Grand écran: "Vous n'aurez pas ma haine", film témoignage avec Pierre Deladonchamps. Interview (02/11/2022)

Tuerie au Bataclan le 13 novembre 2015. Parmi les 130 morts, une femme de 35 ans, Hélène. qui était allée avec un ami écouter le groupe Eagles Of Death Metal. Trois jours après, son mari, le  journaliste Antoine Leiris, s’adressait aux terroristes dans une lettre ouverte sur Facebook qui a ému le monde entier. Il y déclarait notamment « ---Vous avez ôté la vie d’un être exceptionnel. volé l’amour de ma vie, la mère de mon fils, mais non, vous n’aurez pas ma haine… ». 

Un an plus tard, le post devenait un livre. Dans la période ayant suivi la tuerie, Antoine Leiris  raconte sa reconstruction, son nouveau quotidien avec son fils Melvil, âgé de 17 mois.
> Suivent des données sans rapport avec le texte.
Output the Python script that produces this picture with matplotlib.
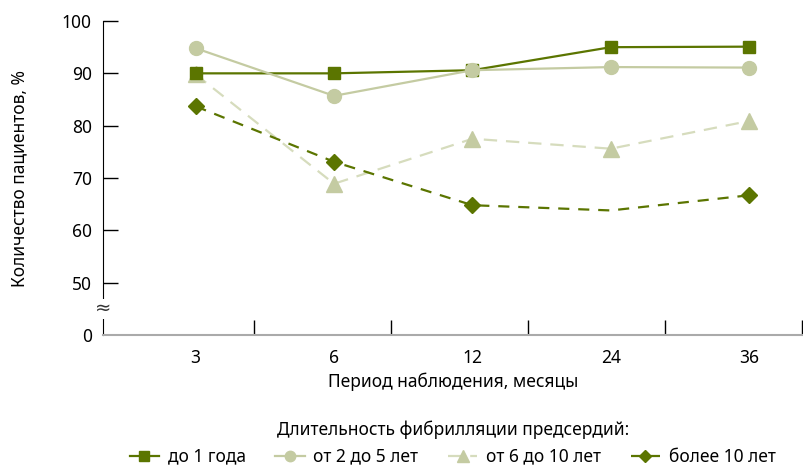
import numpy as np
import matplotlib.pyplot as plt

plt.rcParams['font.family'] = ['Noto Sans', 'DejaVu Sans']

periods = ['3', '6', '12', '24', '36']
series_names = ['до 1 года', 'от 2 до 5 лет', 'от 6 до 10 лет', 'более 10 лет']
up_to_1 = [90.0, 90.0, 90.6, 95.0, 95.1]
from_2_to_5 = [94.8, 85.7, 90.6, 91.2, 91.1]
from_6_to_10 = [89.8, 68.9, 77.5, 75.6, 80.9]
over_10 = [83.7, 73.1, 64.8, 63.8, 66.7]

dark = '#5b7500'
light = '#c4cba2'
lighter = '#d6dcbd'

fig = plt.figure(figsize=(8.04, 4.65), dpi=100)
ax = fig.add_axes([0.128, 0.2796, 0.871, 0.6752])

x = np.arange(len(periods))
ax.plot(x, up_to_1, '-', color=dark, lw=1.6, marker='s', ms=9, label=series_names[0], zorder=4)
ax.plot(x, from_2_to_5, '-', color=light, lw=1.6, marker='o', ms=10, label=series_names[1], zorder=5)
ax.plot(x, from_6_to_10, '--', color=lighter, lw=1.6, dashes=(6, 4), marker='^', ms=11,
        mfc=light, mec=light, label=series_names[2], zorder=3)
ax.plot(x, over_10, '--', color=dark, lw=1.6, dashes=(5, 4), marker='D', ms=8,
        markevery=[0, 1, 2, 4], label=series_names[3], zorder=3)

# broken y axis: 40 stands for 0
ax.set_ylim(40, 100)
ax.set_yticks([40, 50, 60, 70, 80, 90, 100])
ax.set_yticklabels(['0', '50', '60', '70', '80', '90', '100'], fontsize=12.5)
ax.tick_params(axis='y', direction='in', length=11, width=1, pad=8)
ax.yaxis.get_major_ticks()[0].tick1line.set_visible(False)
ax.text(-0.67, 45, '≈', ha='center', va='center', fontsize=14, color='#333333',
        bbox=dict(boxstyle='square,pad=0.0', fc='white', ec='none'))

ax.set_xlim(-0.67, 4.39)
ax.set_xticks([0.42, 1.41, 2.4, 3.39, 4.38])
ax.set_xticklabels([])
ax.tick_params(axis='x', direction='in', length=11, width=1)
ax.set_xticks(x, minor=True)
ax.set_xticklabels(periods, minor=True, fontsize=12.5)
ax.tick_params(axis='x', which='minor', length=0, pad=10)

for side in ['top', 'right']:
    ax.spines[side].set_visible(False)
ax.spines['left'].set_color('black')
ax.spines['bottom'].set_color('#aaaaaa')
ax.spines['bottom'].set_linewidth(1.5)

ax.set_ylabel('Количество пациентов, %', fontsize=12.5, labelpad=24)
ax.set_xlabel('Период наблюдения, месяцы', fontsize=12.5, labelpad=4)

fig.text(0.563, 0.075, 'Длительность фибрилляции предсердий:', ha='center', va='center',
         fontsize=12.5)
fig.legend(loc='center', bbox_to_anchor=(0.563, 0.018), ncol=4, frameon=False,
           fontsize=12.5, handlelength=1.7, columnspacing=1.7, handletextpad=0.5,
           markerscale=0.75, borderpad=0, borderaxespad=0)

fig.savefig('out.png', dpi=100)
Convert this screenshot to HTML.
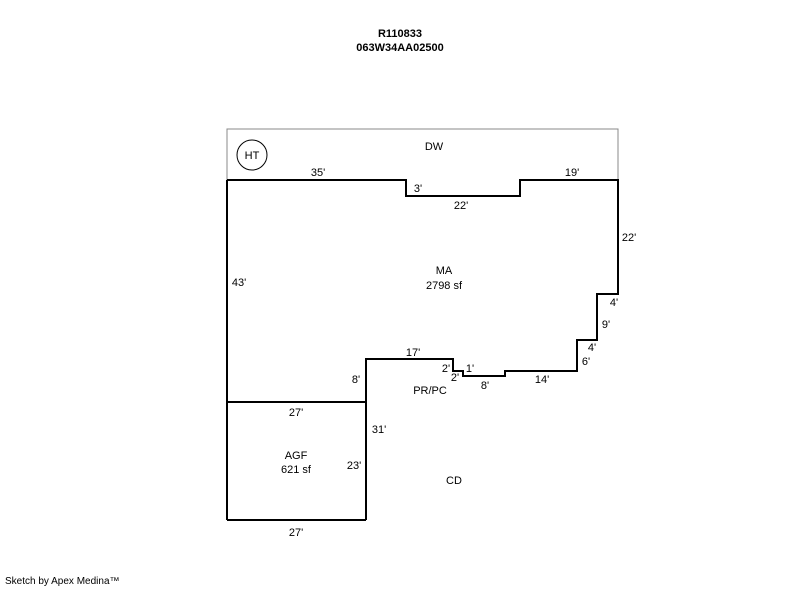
<!DOCTYPE html>
<html><head><style>
body{margin:0;background:#fff;width:800px;height:587px;overflow:hidden;}
svg text{font-family:"Liberation Sans",Arial,sans-serif;font-size:11px;fill:#000;}
</style></head><body>
<svg width="800" height="587" xmlns="http://www.w3.org/2000/svg">
<text x="400" y="37" text-anchor="middle" style="font-weight:bold">R110833</text>
<text x="400" y="51" text-anchor="middle" style="font-weight:bold">063W34AA02500</text>
<polyline points="227,180 227,129 618,129 618,180" fill="none" stroke="#888" stroke-width="1"/>
<circle cx="252" cy="155" r="15" fill="none" stroke="#000" stroke-width="1"/>
<text x="252" y="159" text-anchor="middle">HT</text>
<text x="434" y="150" text-anchor="middle">DW</text>
<polyline fill="none" stroke="#000" stroke-width="2" points="227,180 406,180 406,196 520,196 520,180 618,180 618,294 597,294 597,340 577,340 577,371 505,371 505,376 463,376 463,371 453,371 453,359 366,359 366,520"/>
<line x1="227" y1="180" x2="227" y2="520" stroke="#000" stroke-width="2"/>
<line x1="227" y1="402" x2="366" y2="402" stroke="#000" stroke-width="2"/>
<line x1="227" y1="520" x2="366" y2="520" stroke="#000" stroke-width="2"/>
<text x="318" y="176" text-anchor="middle">35'</text>
<text x="418" y="192" text-anchor="middle">3'</text>
<text x="461" y="209" text-anchor="middle">22'</text>
<text x="572" y="176" text-anchor="middle">19'</text>
<text x="629" y="241" text-anchor="middle">22'</text>
<text x="614" y="306" text-anchor="middle">4'</text>
<text x="606" y="328" text-anchor="middle">9'</text>
<text x="592" y="351" text-anchor="middle">4'</text>
<text x="586" y="365" text-anchor="middle">6'</text>
<text x="542" y="383" text-anchor="middle">14'</text>
<text x="485" y="389" text-anchor="middle">8'</text>
<text x="470" y="372" text-anchor="middle">1'</text>
<text x="446" y="372" text-anchor="middle">2'</text>
<text x="455" y="381" text-anchor="middle">2'</text>
<text x="413" y="356" text-anchor="middle">17'</text>
<text x="356" y="383" text-anchor="middle">8'</text>
<text x="239" y="286" text-anchor="middle">43'</text>
<text x="444" y="274" text-anchor="middle">MA</text>
<text x="444" y="289" text-anchor="middle">2798 sf</text>
<text x="430" y="394" text-anchor="middle">PR/PC</text>
<text x="296" y="416" text-anchor="middle">27'</text>
<text x="379" y="433" text-anchor="middle">31'</text>
<text x="296" y="459" text-anchor="middle">AGF</text>
<text x="296" y="473" text-anchor="middle">621 sf</text>
<text x="354" y="469" text-anchor="middle">23'</text>
<text x="454" y="484" text-anchor="middle">CD</text>
<text x="296" y="536" text-anchor="middle">27'</text>
<text x="5" y="584" style="font-size:10px">Sketch by Apex Medina™</text>
</svg>
</body></html>
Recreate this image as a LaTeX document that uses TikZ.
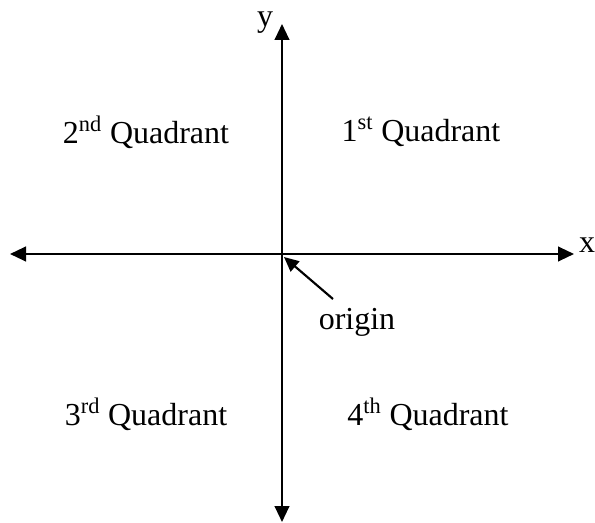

Il décrit sa souffrance, sa tristesse, sa peur, le vide, le manque laissé par Hélène  Après un monologue théâtral en 2017, son récit a été adapté par le réalisateur allemand Kilian Riedhof, qui évoque la tragédie, avant (où apparaît une Camélia Jordana solaire), pendant et après.

Il est difficile de ne pas être touché par la résilience du veuf fou de désespoir, mais refusant de se laisser submerger par ses émotions, de céder à la colère, d’élever son fils (en l’occurrence joué par la petite Zoe Iorio) dans la terreur et la haine.  Une réserve pourtant. Bien que faisant preuve de retenue et de sensibilité,  Kilian Riedhof n’évite pas toujours le pathos, et a parfois du mal à se monter à la hauteur dans la représentation de la douleur de son héros, de son deuil impossible.. 

On est en revanche bluffé par la performance de Pierre Deladonchamps, toujours excellent comme par exemple dans  Plaire, aimer et courir vite ou encore les Chatouilles. Il devient plus qu’il n’incarne  Antoine Leiris  On l’avait rencontré en août dernier au Festival de Locarno, l’oeuvre étant projetée sur la Piazza Grande.

Comment êtes-vous arrivé dans ce film? Aviez-vous lu le livre?

Oui, à sa sortie, et j’avais très envie de ce projet. Kilian a vu plusieurs acteurs et a décidé de me choisir. Notamment pour la manière dont j’avais lu les mots d’Antoine sur Facebook. Il y avait également une proximité physique. On a travaillé sur l’aspect du personnage, ses cheveux.

Avez.vous rencontré Antoine Leiris pour mieux vous en imprégner?

Non. Je n’y tenais pas et lui non plus d’ailleurs. On s’est envoyé des messages. En fait je ne voyais pas trop ce que je pouvais lui demander Le livre et les interviews que j’ai regardées me suffisaient. 

La charge d'émotions à transmettre est exceptionnellement forte. Etait-ce intimidant?

Intimidant peut signifier qu’on n’est pas au niveau du personnage parce qu'on y est étranger. Or j’ai justement choisi ce métier pour faire ressortir des choses que je n'ai pas forcément vécues. J’ai des doutes bien sûr à chaque film, qui est à chaque fois une aventure . Mais c’est un moteur et ça donne de la force. Là j’ai tenté, avec mon ressenti, de rendre Antoine le plus proche de ses mots, de ses écrits, d'être digne de sa grandeur. J’espère y être parvenu. En tout cas, il a vu le film et je crois qu’il l‘a beaucoup aimé. 

Comment s’est passée votre collaboration avec Zoé, qui joue le fils d’Antoine? 

Bien, je l'adore. Mais c’’est difficile de travailler avec des enfants. En revanche c’est enrichissant. L’égo du comédien se trouve déplacé. Il faut se concentrer sur ce qu’on peut obtenir d’eux.

Au fait pourquoi avoi choisi une fille?`

Simplement parce que c’était la meilleure.

N'est-ce pas curieux que ce soit un Allemand plutôt qu’un Français qui ait réalisé le film?

Plutôt un mal pour un bien. Antoine Leiris préférait qu’il n’y ait pas trop de proximité- Par ailleurs il n’y avait pas de problème de langue, Kilian parlant aussi français. 

Vous n'aurez pas ma haine, à l'affiche dans les salles de Suisse romande dès mercredi 2 novembre.